Tableau français

Billet d’humeur (de retour d’un reportage). 8 janvier 2022. C’est ça, la France. Le souffle d’un commerçant exaspéré derrière un plexiglas. La déclaration d’amour d’un agent immobilier à sa région – quand on n’a plus que son espoir à vendre et que son avis à donner, on ne réclame plus de gros chèque, seulement l’or du temps.

C’est le verre de rosé quotidien au PMU, à 9h du matin. Le deuxième. Le troisième.
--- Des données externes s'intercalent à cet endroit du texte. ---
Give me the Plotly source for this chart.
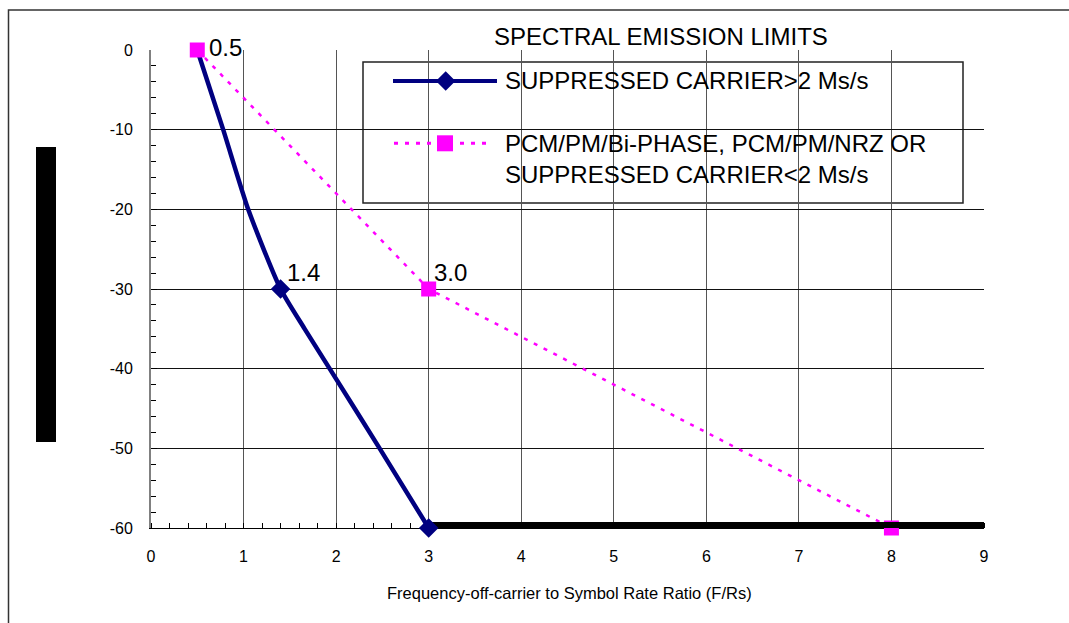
import plotly.graph_objects as go

# ---- data -------------------------------------------------------------
# Suppressed carrier > 2 Ms/s mask (F/Rs, dB)
sc_x = [0.5, 0.78, 1.05, 1.4, 1.66, 1.93, 2.47, 3.0]
sc_y = [0, -10, -20, -30, -35, -40, -50, -60]
sc_marked = [False, False, False, True, False, False, False, True]

# PCM/PM/Bi-phase, PCM/PM/NRZ or suppressed carrier < 2 Ms/s mask
pcm_x = [0.5, 3.0, 8.0]
pcm_y = [0, -30, -60]

# -60 dB floor beyond F/Rs = 3
floor_x = [3, 9]
floor_y = [-60, -60]

# breakpoints that carry a value label
label_x = [0.5, 1.4, 3.0]
label_y = [0, -30, -30]

x_ticks = list(range(0, 10))
y_ticks = list(range(-60, 1, 10))
x_grid = list(range(1, 9))
y_grid = list(range(-50, 0, 10))

TITLE = "SPECTRAL EMISSION LIMITS"
X_TITLE = "Frequency-off-carrier to Symbol Rate Ratio (F/Rs)"
SC_NAME = "SUPPRESSED CARRIER>2 Ms/s"
PCM_NAME = "PCM/PM/Bi-PHASE, PCM/PM/NRZ OR<br>SUPPRESSED CARRIER<2 Ms/s"

# ---- geometry helpers ---------------------------------------------------
W, H = 1069, 623
L, R, T, B = 151, 85, 50, 95
PW, PH = W - L - R, H - T - B
X0, X1, Y0, Y1 = 0, 9, -60, 0


def fx(px):
    return (px - L) / PW


def fy(py):
    return (H - B - py) / PH


def dx(px):
    return X0 + (px - L) / PW * (X1 - X0)


def dy(py):
    return Y1 - (py - T) / PH * (Y1 - Y0)


FONT = "Liberation Sans, Arial, sans-serif"
NAVY = "#000080"
PINK = "#FF00FF"

fig = go.Figure()

# suppressed-carrier curve (line only, markers added on top later)
fig.add_trace(go.Scatter(
    x=sc_x, y=sc_y, mode="lines",
    line=dict(color=NAVY, width=4.5, shape="spline", smoothing=0.6),
    showlegend=False, hoverinfo="skip",
))

# PCM curve
fig.add_trace(go.Scatter(
    x=pcm_x, y=pcm_y, mode="lines+markers",
    line=dict(color=PINK, width=2.5, dash="4px,7px"),
    marker=dict(symbol="square", size=15, color=PINK),
    cliponaxis=False, showlegend=False,
))

# floor
fig.add_trace(go.Scatter(
    x=floor_x, y=floor_y, mode="lines",
    line=dict(color="black", width=12),
    showlegend=False, hoverinfo="skip",
))

# suppressed-carrier markers
mx = [x for x, m in zip(sc_x, sc_marked) if m]
my = [y for y, m in zip(sc_y, sc_marked) if m]
fig.add_trace(go.Scatter(
    x=mx, y=my, mode="markers",
    marker=dict(symbol="diamond", size=15, color=NAVY),
    cliponaxis=False, showlegend=False,
))

# ---- legend keys (drawn on the overlay axes) ---------------------------
fig.add_trace(go.Scatter(
    x=[dx(393), dx(497)], y=[dy(81), dy(81)], mode="lines",
    line=dict(color=NAVY, width=4), xaxis="x2", yaxis="y2",
    showlegend=False, hoverinfo="skip",
))
fig.add_trace(go.Scatter(
    x=[dx(445.7)], y=[dy(81)], mode="markers",
    marker=dict(symbol="diamond", size=15, color=NAVY), xaxis="x2", yaxis="y2",
    showlegend=False, hoverinfo="skip",
))
fig.add_trace(go.Scatter(
    x=[dx(394), dx(492)], y=[dy(143.3), dy(143.3)], mode="lines",
    line=dict(color=PINK, width=3, dash="4px,7px"), xaxis="x2", yaxis="y2",
    showlegend=False, hoverinfo="skip",
))
fig.add_trace(go.Scatter(
    x=[dx(445)], y=[dy(143.3)], mode="markers",
    marker=dict(symbol="square", size=16, color=PINK), xaxis="x2", yaxis="y2",
    showlegend=False, hoverinfo="skip",
))

# ---- annotations --------------------------------------------------------
annotations = []
label_shift = [(10, 3), (4, 17), (3, 17)]
for (x, y), (sx, sy) in zip(zip(label_x, label_y), label_shift):
    annotations.append(dict(
        x=x, y=y, xref="x", yref="y", text=f"{x:.1f}", showarrow=False,
        xanchor="left", yanchor="middle", xshift=sx, yshift=sy,
        font=dict(family=FONT, size=24, color="black"),
    ))

annotations.append(dict(
    x=fx(660.5), y=fy(36), xref="paper", yref="paper", text=TITLE,
    showarrow=False, xanchor="center", yanchor="middle",
    font=dict(family=FONT, size=24, color="black"),
))
annotations.append(dict(
    x=fx(503), y=fy(81), xref="paper", yref="paper", text=SC_NAME,
    showarrow=False, xanchor="left", yanchor="middle",
    font=dict(family=FONT, size=24, color="black"),
))
annotations.append(dict(
    x=fx(503), y=fy(159), xref="paper", yref="paper", text=PCM_NAME,
    showarrow=False, xanchor="left", yanchor="middle", align="left",
    font=dict(family=FONT, size=24, color="black"),
))
annotations.append(dict(
    x=fx(569), y=fy(593), xref="paper", yref="paper", text=X_TITLE,
    showarrow=False, xanchor="center", yanchor="middle",
    font=dict(family=FONT, size=16.5, color="black"),
))

# ---- shapes -------------------------------------------------------------
shapes = [
    # legend frame
    dict(type="rect", xref="paper", yref="paper",
         x0=fx(363), x1=fx(963), y0=fy(203), y1=fy(62),
         fillcolor="white", line=dict(color="#222222", width=1.5),
         layer="between"),
    # vertical axis title block
    dict(type="rect", xref="paper", yref="paper",
         x0=fx(36), x1=fx(56), y0=fy(442), y1=fy(147),
         fillcolor="black", line=dict(width=0), layer="above"),
    # chart frame
    dict(type="rect", xref="paper", yref="paper",
         x0=fx(8.5), x1=fx(1090), y0=fy(650), y1=fy(10),
         fillcolor="rgba(0,0,0,0)", line=dict(color="#333333", width=1.5),
         layer="above"),
]

fig.update_layout(
    width=W, height=H,
    margin=dict(l=L, r=R, t=T, b=B, pad=0),
    paper_bgcolor="white", plot_bgcolor="white",
    showlegend=False,
    font=dict(family=FONT, color="black"),
    annotations=annotations,
    shapes=shapes,
    xaxis=dict(
        range=[X0, X1], tickvals=x_ticks, ticktext=[str(v) for v in x_ticks],
        showgrid=False, zeroline=False,
        showline=True, linecolor="black", linewidth=1,
        ticks="", ticklabelstandoff=14,
        tickfont=dict(family=FONT, size=16, color="black"),
        minor=dict(dtick=0.2, ticks="inside", ticklen=5, tickcolor="black",
                   tickwidth=1, showgrid=False),
        layer="below traces", fixedrange=True,
    ),
    yaxis=dict(
        range=[Y0, Y1], tickvals=y_ticks, ticktext=[str(v) for v in y_ticks],
        showgrid=False, zeroline=False,
        showline=True, linecolor="#808080", linewidth=2,
        ticks="inside", ticklen=6, tickcolor="black", tickwidth=1,
        ticklabelstandoff=13,
        tickfont=dict(family=FONT, size=16, color="black"),
        minor=dict(dtick=2, ticks="inside", ticklen=5, tickcolor="black",
                   tickwidth=1, showgrid=False),
        layer="below traces", fixedrange=True,
    ),
    xaxis2=dict(
        overlaying="x", anchor="y2", range=[X0, X1], tickvals=x_grid,
        showgrid=True, gridcolor="#555555", gridwidth=1,
        showticklabels=False, ticks="", showline=False, zeroline=False,
        fixedrange=True,
    ),
    yaxis2=dict(
        overlaying="y", anchor="x2", range=[Y0, Y1], tickvals=y_grid,
        showgrid=True, gridcolor="#111111", gridwidth=1,
        showticklabels=False, ticks="", showline=False, zeroline=False,
        fixedrange=True,
    ),
)

fig.write_html("out.html")
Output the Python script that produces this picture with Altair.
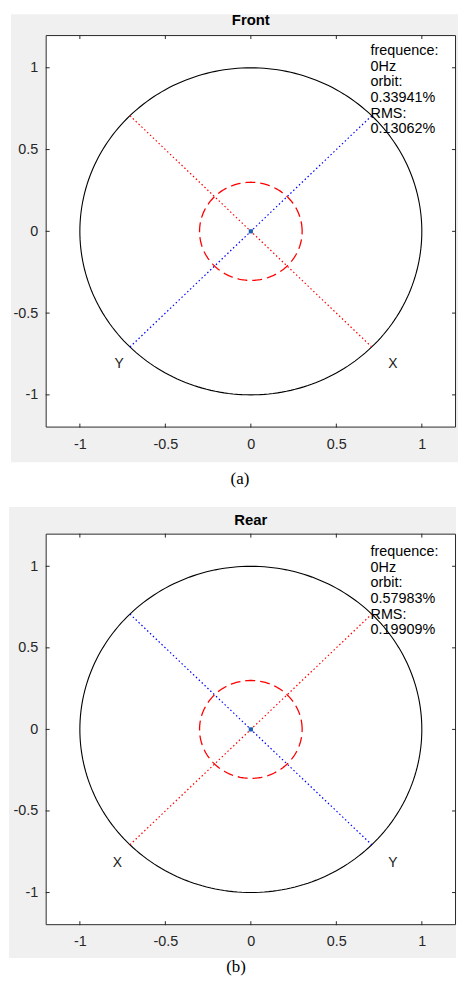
import altair as alt
import numpy as np
import pandas as pd

# ---------------- data ----------------
AXIS_RANGE = [-1.2, 1.2]
TICK_VALUES = [-1, -0.5, 0, 0.5, 1]
OUTER_RADIUS = 1.0
INNER_RADIUS = 0.3

titles = ["Front", "Rear"]
captions = ["(a)", "(b)"]

red_x = [[-0.707, 0.707], [-0.707, 0.707]]
red_y = [[0.707, -0.707], [-0.707, 0.707]]
blue_x = [[-0.707, 0.707], [-0.707, 0.707]]
blue_y = [[-0.707, 0.707], [0.707, -0.707]]

center_x = [0.0]
center_y = [0.0]

marker_text = [["Y", "X"], ["X", "Y"]]
marker_x = [[-0.77, 0.83], [-0.78, 0.83]]
marker_y = [[-0.81, -0.81], [-0.82, -0.82]]

freq = ["0Hz", "0Hz"]
orbit = ["0.33941%", "0.57983%"]
rms = ["0.13062%", "0.19909%"]
info_x = [0.70, 0.70]
info_y = [1.145, 1.13]

FONT = "Liberation Sans"
AXC = "#262626"


def circle_df(r, n=241):
    t = np.linspace(0, 2 * np.pi, n)
    return pd.DataFrame({"x": r * np.cos(t), "y": r * np.sin(t), "i": np.arange(n)})


def panel(i, w, h, region, gray, title_y, cap_x, cap_y):
    one = pd.DataFrame({"k": [0]})
    xs = alt.Scale(domain=AXIS_RANGE, nice=False, zero=False)
    ys = alt.Scale(domain=AXIS_RANGE, nice=False, zero=False)
    lab = "(datum.value < 0 ? '-' : '') + toString(abs(datum.value))"
    x_axis = alt.Axis(values=TICK_VALUES, ticks=False, tickSize=0, domain=False, grid=False,
                      labelExpr=lab, labelFont=FONT, labelFontSize=14.5, labelColor=AXC,
                      labelPadding=10, labelFlush=False, title=None, zindex=1)
    y_axis = alt.Axis(values=TICK_VALUES, ticks=False, tickSize=0, domain=False, grid=False,
                      labelExpr=lab, labelFont=FONT, labelFontSize=14.5, labelColor=AXC,
                      labelPadding=8, labelFlush=False, title=None, zindex=1)
    X = alt.X("x:Q", scale=xs, axis=x_axis)
    Y = alt.Y("y:Q", scale=ys, axis=y_axis)

    def box(x1, x2, y1, y2, **kw):
        return alt.Chart(one).mark_rect(**kw).encode(
            x=alt.value(x1), x2=alt.value(x2), y=alt.value(y1), y2=alt.value(y2))

    region_l = box(*region, fill="white")
    gray_l = box(*gray, fill="#f0f0f0")
    plot_bg = box(0, w, 0, h, fill="white")
    border = box(0.5, w - 0.5, 0.5, h - 0.5, fillOpacity=0, stroke=AXC, strokeWidth=1)

    outer = alt.Chart(circle_df(OUTER_RADIUS)).mark_line(color="black", strokeWidth=1.1).encode(
        x=X, y=Y, order="i:Q")
    inner = alt.Chart(circle_df(INNER_RADIUS)).mark_line(
        color="#ff0000", strokeWidth=1.3, strokeDash=[10, 5]).encode(x=X, y=Y, order="i:Q")

    red_df = pd.DataFrame({"x": red_x[i], "y": red_y[i], "i": [0, 1]})
    blue_df = pd.DataFrame({"x": blue_x[i], "y": blue_y[i], "i": [0, 1]})
    red_l = alt.Chart(red_df).mark_line(color="#ff0000", strokeWidth=1.2, strokeDash=[1.5, 2.5]).encode(
        x=X, y=Y, order="i:Q")
    blue_l = alt.Chart(blue_df).mark_line(color="#0000ff", strokeWidth=1.2, strokeDash=[1.5, 2.5]).encode(
        x=X, y=Y, order="i:Q")

    center = alt.Chart(pd.DataFrame({"x": center_x, "y": center_y})).mark_square(
        size=18, color="#2060b0", opacity=1).encode(x=X, y=Y)

    mk = alt.Chart(pd.DataFrame({"x": marker_x[i], "y": marker_y[i], "t": marker_text[i]})).mark_text(
        font=FONT, fontSize=14, color="#1a1a1a").encode(x=X, y=Y, text="t:N")

    info_txt = "\n".join(["frequence:", freq[i], "orbit:", orbit[i], "RMS:", rms[i]])
    info = alt.Chart(pd.DataFrame({"x": [info_x[i]], "y": [info_y[i]], "t": [info_txt]})).mark_text(
        font=FONT, fontSize=14.5, align="left", baseline="top", lineBreak="\n", lineHeight=15.8,
        color="black").encode(x=X, y=Y, text="t:N")

    tdf_x = pd.DataFrame({"x": TICK_VALUES})
    tdf_y = pd.DataFrame({"y": TICK_VALUES})
    tick_b = alt.Chart(tdf_x).mark_rule(color=AXC, strokeWidth=1).encode(
        x=X, y=alt.value(h), y2=alt.value(h - 4))
    tick_t = alt.Chart(tdf_x).mark_rule(color=AXC, strokeWidth=1).encode(
        x=X, y=alt.value(0), y2=alt.value(4))
    tick_l = alt.Chart(tdf_y).mark_rule(color=AXC, strokeWidth=1).encode(
        y=Y, x=alt.value(0), x2=alt.value(4))
    tick_r = alt.Chart(tdf_y).mark_rule(color=AXC, strokeWidth=1).encode(
        y=Y, x=alt.value(w), x2=alt.value(w - 4))

    title = alt.Chart(pd.DataFrame({"t": [titles[i]]})).mark_text(
        font=FONT, fontSize=15, fontWeight="bold", color="black").encode(
        x=alt.value(w / 2), y=alt.value(title_y), text="t:N")
    cap = alt.Chart(pd.DataFrame({"t": [captions[i]]})).mark_text(
        font="Liberation Serif", fontSize=17, color="black").encode(
        x=alt.value(cap_x), y=alt.value(cap_y), text="t:N")

    return alt.layer(region_l, gray_l, plot_bg, outer, red_l, blue_l, inner, center, mk, info,
                     border, tick_b, tick_t, tick_l, tick_r, title, cap).properties(width=w, height=h)


pa = panel(0, 414, 396, (-35, 416, -21, 466), (-35, 416, -21, 431), -15, 196, 448)
pb = panel(1, 414, 395, (-37, 414, -35, 445), (-37, 414, -27, 428), -14, 192, 437)

chart = alt.vconcat(pa, pb, spacing=0).properties(padding=0, background="white").configure_view(
    stroke="transparent")

chart.save("out.html", embed_options={"renderer": "svg", "actions": False})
Et le quatrième, surtout ; ce sont les portières gelées de la Peugeot, les -4°C de la semaine dernière, les brèves de comptoir qui valent un programme politique, le passé qu’on regrette, l’avenir qui rend fou, les 400 coups, les 135 balles, la fermeture de l’usine, les bancs de l’école séchée et ceux de l’église à vendre, cette terre qu’on ne quitterait pour rien au monde, et les copains, forcément, ceux du bar, ceux d’avant, ceux qui restent et ceux qui s’en vont.

Ce sont ces odeurs d’arrière-cuisine, de galettes des rois, de croissants chauds, de cierges brûlés, de café moulu, de terre, de pluie, d’ici. C’est cette satire de la société, ces choses graves qu’on accueille avec légèreté, cet avis sur tout, cet avis pour rien, surtout. Ces visages marqués. Ces regards marquants. Et l’idée que quatre doses de piquette immunisent de tout. Y compris des emmerdeurs.